On Oct. 4, the ATP announced it is investigating the allegations of domestic abuse made by Zverev’s former girlfriend, but he has not been suspended from playing in upcoming tournaments. As reported in The New York Times, the ATP issued a statement that said, “it fully condemned any form of violence or abuse and would investigate such allegations related to conduct at an ATP member tournament.”

In regards to his brand ambassadorship, Rolex has not removed Zverev from its webpage. “When a company has a brand crisis, after they consider the transgression and moral decoupling, it considers how much the crisis is getting oxygen. With Zverev, you are walking a fine line because there is an allegation, there has to be due process, so the brand will wait and get facts,” says Reed.

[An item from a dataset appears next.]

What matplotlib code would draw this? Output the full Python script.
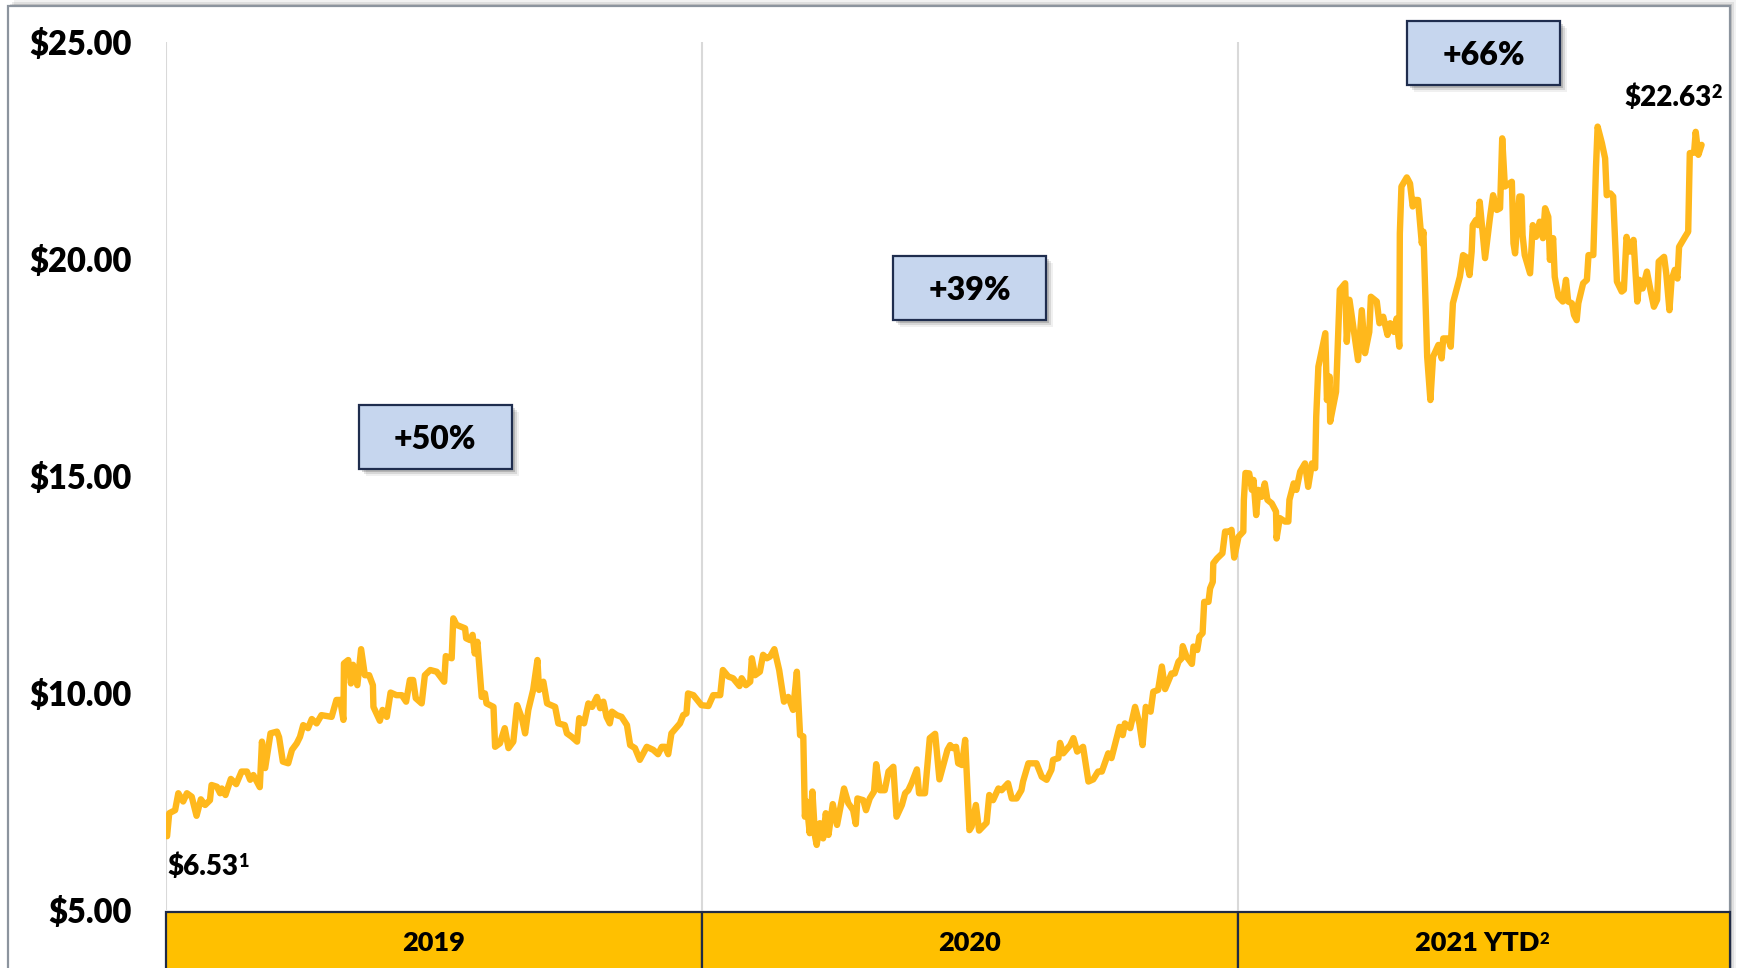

“Lawyers say ‘don’t say anything, it could cost you money’. Companies say ‘don’t stay silent,’ because consumer vigilantes will fill that silence,” Reed says. “We need to deliver an action plan and get control of the narrative. Showing concern is not same as saying we are wrong. It is a statement that we need more facts, but we still denounce the nature of the transgression.”

Brands recognize that celebrity endorsements leave them exposed to suffer the market consequences of these individuals’ bad behavior. “Brands are putting in their contracts that they have the right to pull the endorsement if you do something. It’s not cancel culture, it’s capitalism. As a brand, we make the decision of who we want to associate with. And we pay you. We can get rid of you,” says Reed. “There is a lot of careful protection of brands—that’s why it’s hard when lawyers come in and say ‘don’t say anything, it might cost us.’ The marketers will say, ‘but our brand is at risk’. That could also mean millions of dollars at stake as well. The company waits to see if it will blow over. And sometimes the company leadership will say we have zero tolerance for this. We will let the courts decide, but we are still cutting ties.”

If the ATP were to suspend Zverev from playing tournaments, his rankings would drop. This is relevant in the business world.

“In tennis specifically, brands use their ranking as a proxy for their value. The more cachet they have, there is a different set of expectations for that player because of the value proposition. Brands expect a squeaky clean public persona,” says Reed. “The fact that Rolex didn’t make a public statement is a mistake. A lot of these crises are smoldering crises. The company can get out ahead of it before it grows, or not act on it.” He adds, “their silence is a liability at this point.”